Полукровка (Чижова) - страница 39

Брезгливо оглядывая столешницу, заставленную грязной посудой, Маша думала: «Вот. Разбогатели. А нечего было присваивать чужое».

Стол, выкрашенный белой краской, дождался своего часа – пережил Фроську.


В прихожей раздался звонок.

Мимо кухни прошли тяжелые голоса и замерли в соседской комнате. Кто-то ходил за стенкой, двигая стульями. Потом Панька взвыла, как оглашенная. Душная волна поднялась к горлу, и Маша поняла – выносят. Белый угол носилок мелькнул в дверном проеме: что-то узкое, спеленатое, как мумия, тронулось в путь, не касаясь земли.

Мама вышла на кухню:

– Вскипел? – она привернула газовый кран. – Плохо с сердцем.

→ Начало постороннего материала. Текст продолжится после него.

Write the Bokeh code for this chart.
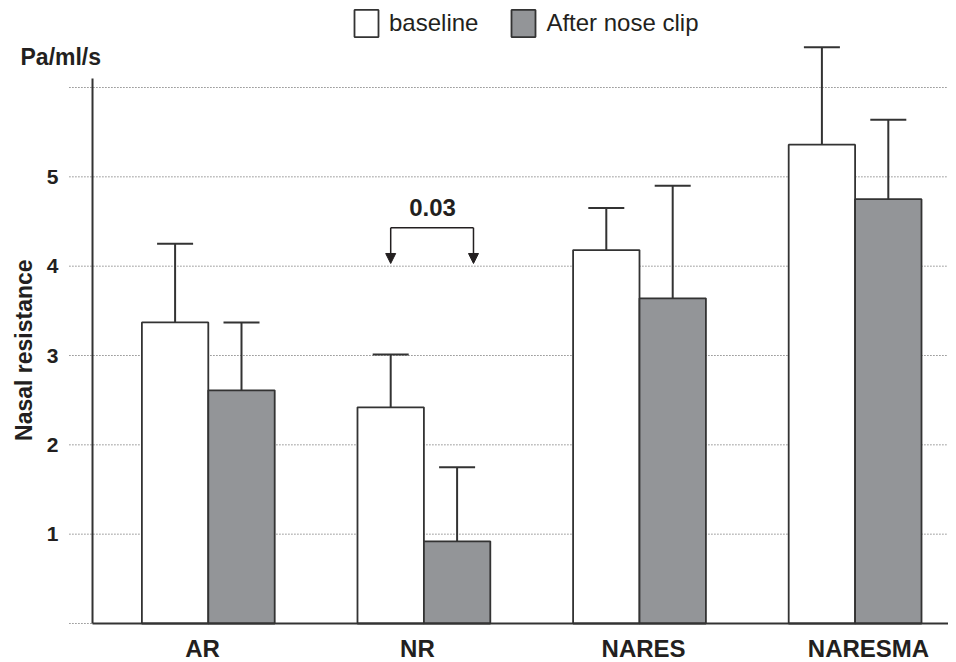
import numpy as np
from bokeh.plotting import figure
from bokeh.models import (ColumnDataSource, Range1d, Legend, LegendItem, Arrow, NormalHead)
from bokeh.core.properties import value
from bokeh.embed import file_html
from bokeh.resources import INLINE

# ---- data ----
categories = ["AR", "NR", "NARES", "NARESMA"]
baseline = [3.37, 2.42, 4.18, 5.36]
baseline_err = [0.88, 0.59, 0.47, 1.09]
clip = [2.61, 0.92, 3.64, 4.75]
clip_err = [0.76, 0.83, 1.26, 0.89]
y_ticks = [1, 2, 3, 4, 5]
y_tick_labels = ["1", "2", "3", "4", "5"]
grid_ticks = [0, 1, 2, 3, 4, 5, 6]
series_names = ["baseline", "After nose clip"]
p_value = "0.03"
y_unit = "Pa/ml/s"
y_title = "Nasal resistance"

# ---- style / layout ----
FONT = "Liberation Sans"
INK = "#231f20"
LINE = "#333333"
GRAY = "#939598"
BAR_W = 0.308
OFF = BAR_W / 2
CAP = 0.0835
LABEL_DX = [-0.027, -0.03, 0.019, 0.062]
X0, X1 = -0.9638, 3.4332
Y0, Y1 = -0.4366, 6.974
AXIS_X = -0.537
GRID_X0 = -0.644
TICK_X = -0.695
H = 662

idx = np.arange(len(categories), dtype=float)
b = np.array(baseline)
c = np.array(clip)

src_b = ColumnDataSource(dict(x=idx - OFF, top=b, hi=b + np.array(baseline_err),
                              xl=idx - OFF - CAP, xr=idx - OFF + CAP))
src_c = ColumnDataSource(dict(x=idx + OFF, top=c, hi=c + np.array(clip_err),
                              xl=idx + OFF - CAP, xr=idx + OFF + CAP))

p = figure(width=948, height=H,
           x_range=Range1d(X0, X1), y_range=Range1d(Y0, Y1),
           output_backend="svg", toolbar_location=None,
           x_axis_location=None, y_axis_location=None,
           min_border_left=0, min_border_right=0, min_border_top=0, min_border_bottom=0)
p.outline_line_color = None
p.xgrid.visible = False
p.ygrid.visible = False

# dotted grid lines
g = np.array(grid_ticks, dtype=float)
p.segment(x0=np.full(len(g), GRID_X0), y0=g, x1=np.full(len(g), X1), y1=g,
          line_color="#555555", line_dash="1 2", line_width=1)

# error bars
for src in (src_b, src_c):
    p.segment(x0="x", y0="top", x1="x", y1="hi", source=src, line_color=LINE, line_width=2)
    p.segment(x0="xl", y0="hi", x1="xr", y1="hi", source=src, line_color=LINE, line_width=2)

rb = p.vbar(x="x", top="top", bottom=0, width=BAR_W, source=src_b,
            fill_color="white", line_color=LINE, line_width=1.8)
rc = p.vbar(x="x", top="top", bottom=0, width=BAR_W, source=src_c,
            fill_color=GRAY, line_color=LINE, line_width=1.8)

# axis lines
p.segment(x0=[AXIS_X], y0=[0], x1=[AXIS_X], y1=[6.1], line_color=LINE, line_width=2)
p.segment(x0=[AXIS_X], y0=[0], x1=[X1], y1=[0], line_color=LINE, line_width=2)

# y tick labels
p.text(x=np.full(len(y_ticks), TICK_X), y=y_ticks, text=y_tick_labels,
       text_font=value(FONT), text_font_style="bold", text_font_size="21px",
       text_color=INK, text_align="right", text_baseline="middle")

# category labels
p.text(x=idx + np.array(LABEL_DX), y=np.full(len(categories), -0.275), text=categories,
       text_font=value(FONT), text_font_style="bold", text_font_size="24px",
       text_color=INK, text_align="center", text_baseline="middle")

# axis titles
p.text(x=[-0.871], y=[6.336], text=[y_unit], text_font=value(FONT), text_font_style="bold",
       text_font_size="23px", text_color=INK, text_align="left", text_baseline="middle")
p.text(x=[-0.857], y=[3.06], text=[y_title], angle=np.pi / 2, text_font=value(FONT),
       text_font_style="bold", text_font_size="23px", text_color=INK,
       text_align="center", text_baseline="middle")

# significance bracket
bx0 = idx[1] - OFF
bx1 = idx[1] + 0.23
by = 4.43
tip = 4.03
p.segment(x0=[bx0], y0=[by], x1=[bx1], y1=[by], line_color=INK, line_width=1.5)
for xx in (bx0, bx1):
    p.add_layout(Arrow(end=NormalHead(size=10, fill_color=INK, line_color=INK, line_width=1),
                       x_start=xx, y_start=by, x_end=xx, y_end=tip,
                       line_color=INK, line_width=1.5))
p.text(x=[idx[1] + 0.04], y=[4.66], text=[p_value], text_font=value(FONT),
       text_font_style="bold", text_font_size="24px", text_color=INK,
       text_align="center", text_baseline="middle")

# legend
legend = Legend(items=[LegendItem(label=series_names[0], renderers=[rb]),
                       LegendItem(label=series_names[1], renderers=[rc])],
                orientation="horizontal", location=(351, H - 40),
                glyph_width=30, glyph_height=34, label_standoff=8, spacing=30,
                padding=0, margin=0, border_line_color=None, background_fill_alpha=0,
                label_text_font=FONT, label_text_font_size="24px", label_text_color=INK)
p.add_layout(legend)

open("out.html", "w").write(file_html(p, INLINE))
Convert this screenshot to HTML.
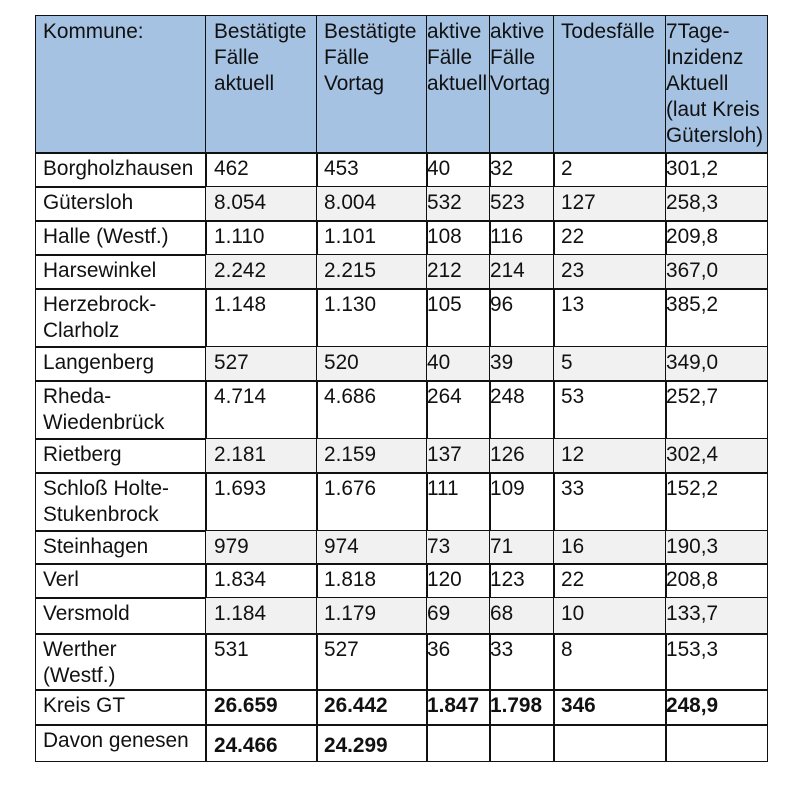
<!DOCTYPE html>
<html><head><meta charset="utf-8"><style>
body{margin:0;width:800px;height:800px;background:#fff;position:relative;font-family:"Liberation Sans",Arial,sans-serif;font-size:20.8px;color:#111;overflow:hidden}
.c{position:absolute;box-sizing:border-box;border:1.6px solid #111;line-height:26px;padding-top:3px;white-space:nowrap;overflow:hidden}
.h{background:#a5c2e3}
.g{background:#f1f1f1}
b{font-weight:bold}
</style></head><body>
<div id="t"></div>
<script>
const X=[35,205,316,426,489,553,665,766];
const P=[7,8,7,0,0,7,0];
const Y=[15,152,186,220,254,288,346,380,438,472,530,563,597,633,689,724,760];
const rows=[
["Kommune:","Bestätigte<br>Fälle<br>aktuell","Bestätigte<br>Fälle<br>Vortag","aktive<br>Fälle<br>aktuell","aktive<br>Fälle<br>Vortag","Todesfälle","7Tage-<br>Inzidenz<br>Aktuell<br>(laut Kreis<br>Gütersloh)"],
["Borgholzhausen","462","453","40","32","2","301,2"],
["Gütersloh","8.054","8.004","532","523","127","258,3"],
["Halle (Westf.)","1.110","1.101","108","116","22","209,8"],
["Harsewinkel","2.242","2.215","212","214","23","367,0"],
["Herzebrock-<br>Clarholz","1.148","1.130","105","96","13","385,2"],
["Langenberg","527","520","40","39","5","349,0"],
["Rheda-<br>Wiedenbrück","4.714","4.686","264","248","53","252,7"],
["Rietberg","2.181","2.159","137","126","12","302,4"],
["Schloß Holte-<br>Stukenbrock","1.693","1.676","111","109","33","152,2"],
["Steinhagen","979","974","73","71","16","190,3"],
["Verl","1.834","1.818","120","123","22","208,8"],
["Versmold","1.184","1.179","69","68","10","133,7"],
["Werther<br>(Westf.)","531","527","36","33","8","153,3"],
["Kreis GT","<b>26.659</b>","<b>26.442</b>","<b>1.847</b>","<b>1.798</b>","<b>346</b>","<b>248,9</b>"],
["Davon genesen","<b>24.466</b>","<b>24.299</b>","","","",""]
];
let h="";
rows.forEach((r,i)=>{r.forEach((v,j)=>{
 let cls="c"+(i==0?" h":(i%2==0&&j>0&&i<14?" g":""));
 let top=Y[i],ht=Y[i+1]-Y[i]+1.6;
 let pt=(i==15&&j>0)?8:3;
 h+=`<div class="${cls}" style="left:${X[j]}px;top:${top}px;width:${X[j+1]-X[j]+1.6}px;height:${ht}px;padding-left:${P[j]}px;padding-top:${pt}px">${v}</div>`;
});});
document.getElementById("t").innerHTML=h;
</script>
</body></html>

– Тебе? – Маша откликнулась, но мама покачала головой и достала пузырек.

– Не понимаю, – Маша произнесла холодно.

– Прасковье Матвеевне плохо, врач сказал – накапать сердечное, – шевеля губами, мама считала капли.

Отец вошел в кухню, и Маша осеклась.

– Вы уж тут сами завтракайте, – мама обращалась к отцу.

– Конечно, конечно, – он закивал.

Лица родителей были строгими, словно смерть, прибравшая соседку, наполняла квартиру важной торжественностью, не имевшей отношения к обыденной коммунальной жизни.

Отец стоял над плитой. Неумело разбивая яйца о край сковородки, жарил яичницу. Желтки, так и не ставшие цыплятами, шкварчали в растопленном масле.

– Не понимаю. Вы бы еще в санаторий. Здоровье поправить, чтобы пожила подольше.

– Что ты?.. – отец обернулся беззащитно.

– Правильно! Пусть поживет. Мало вам, что она всех нас – жидами, а вы ей – капелек сердечных!

– Мария, прекрати! Мать, у нее умерла мать... Надо иметь сострадание. – Яичница-глазунья пенилась белым крошевом. – Глазки разбивать?

– Пусти, я сама, – вынув из неумелой руки, Маша взяла нож.

Потоптавшись, отец пошел к двери.

Она оглянулась, прислушиваясь. В коридоре не было ни души. Далекий Таткин голос доносился из родительской комнаты.

Стараясь не наделать шума, Маша шагнула к немецкому столу.

Немцев выслали в начале войны. Евреев должны были после. Отец говорил: под Ленинградом уже стояли эшелоны.

Отставив пакет картошки, она села на корточки, зажимая нож в кулаке. Туповатое лезвие скользнуло по краске. Краска не поддалась.

Татка, теряя шлепанцы, бежала в ванную. На ходу, не заглядывая на кухню, пискнула: «Привет».

Маша влезла на табуретку. Задняя, невыкрашенная стенка темнела нетронутой древесиной. Она примерилась и царапнула: лезвие оставило глубокий след. Отложив нож, Маша провела рукой, ощупывая зарубку.

Так делали военные летчики: сбив вражеский самолет, рисовали звезду на крыле.


Вечером Панька явилась в родительскую комнату: обсуждали детали похорон. Сидя на краешке стула, Панька кивала на каждое слово. Отец обо всем договорился. Институт выделил автобус – везти гроб. В церковь Панька опасалась. Услышав краем уха, Маша усмехнулась про себя.